**What is expected**
Report only the number of lines that hold the word "this".

::::

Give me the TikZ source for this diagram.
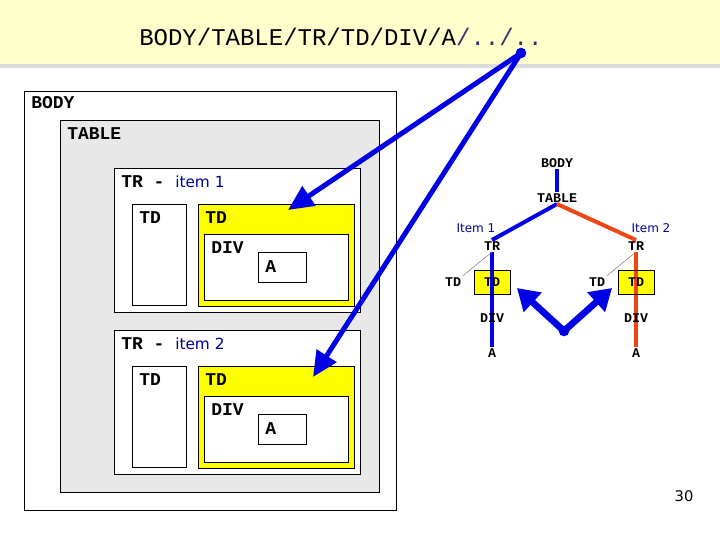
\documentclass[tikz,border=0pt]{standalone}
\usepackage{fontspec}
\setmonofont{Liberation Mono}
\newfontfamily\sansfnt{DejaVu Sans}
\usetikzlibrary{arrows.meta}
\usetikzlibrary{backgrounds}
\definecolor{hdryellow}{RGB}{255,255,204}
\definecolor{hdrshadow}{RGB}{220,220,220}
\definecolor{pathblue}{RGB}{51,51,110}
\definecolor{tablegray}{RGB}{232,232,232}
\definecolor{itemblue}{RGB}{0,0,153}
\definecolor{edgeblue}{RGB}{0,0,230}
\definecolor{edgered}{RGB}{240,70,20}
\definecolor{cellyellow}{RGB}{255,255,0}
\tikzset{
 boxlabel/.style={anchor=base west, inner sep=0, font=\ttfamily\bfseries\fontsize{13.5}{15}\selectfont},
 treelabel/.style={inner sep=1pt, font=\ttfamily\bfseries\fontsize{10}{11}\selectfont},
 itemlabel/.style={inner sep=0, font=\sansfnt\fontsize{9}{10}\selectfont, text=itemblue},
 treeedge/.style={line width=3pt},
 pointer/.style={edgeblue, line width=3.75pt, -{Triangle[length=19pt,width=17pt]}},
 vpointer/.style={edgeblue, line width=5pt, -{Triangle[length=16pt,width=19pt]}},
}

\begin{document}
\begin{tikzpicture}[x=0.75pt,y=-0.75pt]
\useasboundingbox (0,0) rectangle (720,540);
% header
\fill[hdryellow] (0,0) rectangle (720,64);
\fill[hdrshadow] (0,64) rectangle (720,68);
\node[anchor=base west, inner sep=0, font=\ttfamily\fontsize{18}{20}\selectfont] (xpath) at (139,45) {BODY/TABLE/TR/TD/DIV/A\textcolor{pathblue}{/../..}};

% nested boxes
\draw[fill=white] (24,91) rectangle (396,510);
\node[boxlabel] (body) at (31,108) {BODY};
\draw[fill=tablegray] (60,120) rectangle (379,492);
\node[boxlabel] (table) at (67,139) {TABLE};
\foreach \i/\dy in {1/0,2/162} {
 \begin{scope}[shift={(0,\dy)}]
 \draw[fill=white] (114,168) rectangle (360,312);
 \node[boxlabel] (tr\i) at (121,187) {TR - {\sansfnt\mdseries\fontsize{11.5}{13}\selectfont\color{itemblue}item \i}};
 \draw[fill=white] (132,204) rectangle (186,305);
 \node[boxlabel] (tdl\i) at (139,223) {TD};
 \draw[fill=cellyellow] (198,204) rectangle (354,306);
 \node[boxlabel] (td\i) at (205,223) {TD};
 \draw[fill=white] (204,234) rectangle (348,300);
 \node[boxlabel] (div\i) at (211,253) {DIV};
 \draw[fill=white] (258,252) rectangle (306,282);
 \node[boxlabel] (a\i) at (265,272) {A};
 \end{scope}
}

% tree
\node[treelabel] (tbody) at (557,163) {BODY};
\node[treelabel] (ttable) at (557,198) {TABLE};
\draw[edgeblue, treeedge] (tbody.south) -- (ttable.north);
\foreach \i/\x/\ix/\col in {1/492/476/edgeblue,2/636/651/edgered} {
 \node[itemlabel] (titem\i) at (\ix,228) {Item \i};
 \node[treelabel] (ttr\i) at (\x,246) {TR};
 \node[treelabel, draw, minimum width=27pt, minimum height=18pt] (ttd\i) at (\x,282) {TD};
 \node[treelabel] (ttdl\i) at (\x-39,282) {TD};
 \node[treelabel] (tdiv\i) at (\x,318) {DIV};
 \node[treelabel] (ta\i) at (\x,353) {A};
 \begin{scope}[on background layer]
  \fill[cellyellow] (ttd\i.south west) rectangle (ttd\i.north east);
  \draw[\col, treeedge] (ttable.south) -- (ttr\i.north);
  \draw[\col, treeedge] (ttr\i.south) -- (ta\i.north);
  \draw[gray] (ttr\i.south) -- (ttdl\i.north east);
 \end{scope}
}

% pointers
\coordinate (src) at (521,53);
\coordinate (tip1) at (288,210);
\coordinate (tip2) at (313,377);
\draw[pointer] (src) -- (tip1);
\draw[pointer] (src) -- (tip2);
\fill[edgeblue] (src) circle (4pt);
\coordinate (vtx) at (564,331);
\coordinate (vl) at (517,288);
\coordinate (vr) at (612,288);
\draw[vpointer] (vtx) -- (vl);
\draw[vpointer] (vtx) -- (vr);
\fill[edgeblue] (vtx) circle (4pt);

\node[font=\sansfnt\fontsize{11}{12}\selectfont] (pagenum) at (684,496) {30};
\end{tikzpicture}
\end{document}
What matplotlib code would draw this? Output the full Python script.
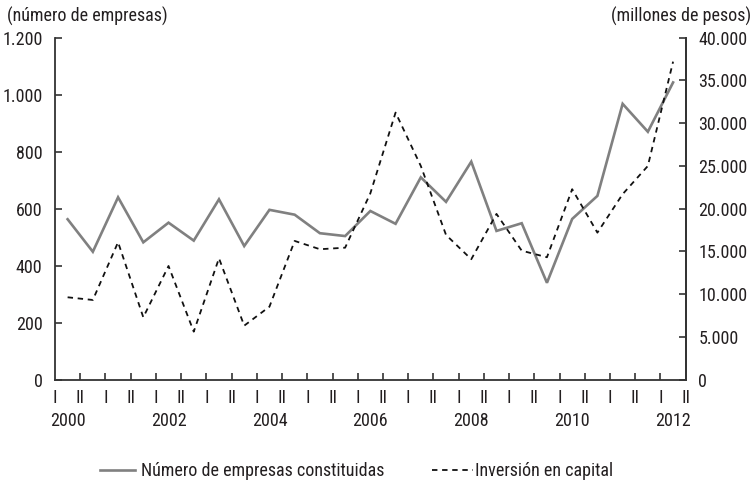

::::

**Full solution**
2